İlk hangi gazetede çalıştınız?/images/100/0x0/55eb5738f018fbb8f8baff38- Tercüman ama, “Muhabire ihtiyacımız yok, santral memuru olmak ister misin?” dediler. “Tamam” dedim. Yeter ki bir yerinden tutunayım. Sonra muhabir oldum. Uzun yıllar Tercüman’da çalıştım. Turgut Özal beni işten attırdı, Semra Özal’la ilgili bir haber yaptığım için. Ama mahkemede de söyledim, “O zamanlar en fazla işten atılıyorduk, cezaevine gönderilmiyorduk!” dedim. Altı ay iş aradım bulamadım, eşimin peşinden İrlanda’ya gittim.

Eşiniz ne iş yapıyordu?
- Büyükelçiliğe güvenlik ateşesi olarak girmişti. Oğlumuz İlim, orada doğdu. Bir buçuk yaşındayken döndük. Özal’a kızgındım ama cenazesinde gazeteci olarak görev yaptım. Sonra Günaydın ve Nokta dergisi var. ANKA Ajans var. En son Akşam’daydım. Bir ara basın müşavirliği de yaptım, 2009’de emekli oldum.

Oda TV ne zaman?
- O ara kitabım basıldı. Biz, bir grup arkadaş internet sitesi kurduk. Fakat ses getirmeye başlayınca, üçüncü ayda, tepemize çöktüler. Kapattırdılar. Tam o sırada Oda TV’den aradılar: “Bize yazmayı düşünür müsünüz?” Basına dönmeyi düşünmüyordum, kabul etmedim. Mavi Marmara baskını olunca dayanamadım, telefon ettim, “Yazacağım” dedim. İmralı pazarlıklarını yazdım. Başbakan “İspatlamayan şerefsizdir” dedi. O arada, Hanefi Avcı’nın kitabı patladı. Röportajları ağırlıklı olarak ben yaptım. Kendime, 12 Eylül referandumuna kadar süre koymuştum. Referandumdan sonra artık Türkiye’nin gideceği fazla bir yer kalmayacağını biliyordum, “Referandumdan ‘evet’ çıkarsa, hukuk katliamı yaşayacağız” dedim. Öyle de oldu. Üç-dört ay daha yazdım, sonra de içeri aldılar zaten...

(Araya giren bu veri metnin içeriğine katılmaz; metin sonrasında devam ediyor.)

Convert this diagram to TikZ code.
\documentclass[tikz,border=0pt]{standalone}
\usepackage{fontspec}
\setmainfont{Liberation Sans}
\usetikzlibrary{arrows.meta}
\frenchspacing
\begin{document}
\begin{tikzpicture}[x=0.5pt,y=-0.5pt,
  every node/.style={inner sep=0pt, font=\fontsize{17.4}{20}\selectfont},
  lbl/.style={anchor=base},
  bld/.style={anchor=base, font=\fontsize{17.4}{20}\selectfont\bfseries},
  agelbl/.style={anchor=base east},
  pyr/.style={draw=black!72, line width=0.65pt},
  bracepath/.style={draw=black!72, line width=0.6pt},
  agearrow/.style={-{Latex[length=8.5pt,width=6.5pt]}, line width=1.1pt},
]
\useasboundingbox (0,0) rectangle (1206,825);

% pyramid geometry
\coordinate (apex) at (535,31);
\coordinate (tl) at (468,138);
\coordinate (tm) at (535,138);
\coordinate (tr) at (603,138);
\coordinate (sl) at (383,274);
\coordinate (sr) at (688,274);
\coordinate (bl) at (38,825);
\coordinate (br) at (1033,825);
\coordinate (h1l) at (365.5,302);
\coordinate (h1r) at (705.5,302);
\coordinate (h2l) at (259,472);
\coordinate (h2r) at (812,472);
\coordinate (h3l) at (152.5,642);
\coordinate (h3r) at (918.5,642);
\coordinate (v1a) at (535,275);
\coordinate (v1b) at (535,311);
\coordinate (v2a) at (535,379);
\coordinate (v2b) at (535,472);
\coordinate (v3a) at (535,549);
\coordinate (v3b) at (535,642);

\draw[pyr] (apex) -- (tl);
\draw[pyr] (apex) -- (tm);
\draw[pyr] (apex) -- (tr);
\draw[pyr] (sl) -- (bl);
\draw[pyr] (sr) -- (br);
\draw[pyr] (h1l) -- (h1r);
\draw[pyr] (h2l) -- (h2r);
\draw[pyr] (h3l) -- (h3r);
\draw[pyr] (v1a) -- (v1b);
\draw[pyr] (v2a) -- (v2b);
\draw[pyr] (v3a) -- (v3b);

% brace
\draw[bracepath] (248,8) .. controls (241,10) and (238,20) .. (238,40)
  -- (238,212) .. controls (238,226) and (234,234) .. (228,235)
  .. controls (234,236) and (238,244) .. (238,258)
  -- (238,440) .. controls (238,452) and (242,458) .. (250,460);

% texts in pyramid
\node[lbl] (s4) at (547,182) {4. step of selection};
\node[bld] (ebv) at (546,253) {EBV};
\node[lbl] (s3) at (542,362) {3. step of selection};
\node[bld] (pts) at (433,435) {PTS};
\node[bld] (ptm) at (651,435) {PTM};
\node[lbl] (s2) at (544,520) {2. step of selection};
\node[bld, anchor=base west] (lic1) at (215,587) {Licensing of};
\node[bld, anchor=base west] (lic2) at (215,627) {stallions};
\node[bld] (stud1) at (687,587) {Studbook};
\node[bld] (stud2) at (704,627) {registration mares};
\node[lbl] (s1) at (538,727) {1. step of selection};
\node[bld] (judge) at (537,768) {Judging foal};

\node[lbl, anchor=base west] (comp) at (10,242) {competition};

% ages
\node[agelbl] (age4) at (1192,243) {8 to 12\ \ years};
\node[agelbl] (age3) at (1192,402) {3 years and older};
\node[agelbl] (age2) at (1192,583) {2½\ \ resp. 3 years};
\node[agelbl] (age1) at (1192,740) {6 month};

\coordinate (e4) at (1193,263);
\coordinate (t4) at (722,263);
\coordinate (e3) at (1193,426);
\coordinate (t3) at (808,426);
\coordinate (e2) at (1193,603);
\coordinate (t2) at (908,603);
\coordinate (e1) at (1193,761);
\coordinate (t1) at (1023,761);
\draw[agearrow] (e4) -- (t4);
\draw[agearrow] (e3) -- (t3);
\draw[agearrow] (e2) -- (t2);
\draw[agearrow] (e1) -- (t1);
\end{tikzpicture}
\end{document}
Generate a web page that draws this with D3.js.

YAŞANAN TÜRKİYE’Yİ DÖNÜŞTÜRME OPERASYONU

Bir gün başınıza böyle bir şeyin geleceğini tahmin eder miydiniz?
- Eğer bu iş, bana kadar indiyse mesele hakikaten bitmiş! Tamam siyasi bir şey, tamam Türkiye’yi dönüştürme operasyonu yapılıyor ama bana gelinceye kadar koca koca insanlar var... Diyordum. Bu kadar erken beklemiyordum...

Sizin başınıza ne geldi, olan biteni nasıl değerlendiriyorsunuz?
- Biz zayıf bir halkaydık. Sahipsiz gazeteciler. Hele ben... İsmi olmayan biri. Dışarıda duranlara, gözdağı olur diye düşündüler. Bunlara da nasıl olsa kimse sahip çıkmaz. Kıyıda köşede muhalefet yapıyorlar. Hem sesleri kesilir, cezalandırmış oluruz hem de dışarıdakilere mesaj vermiş oluruz. Olan budur.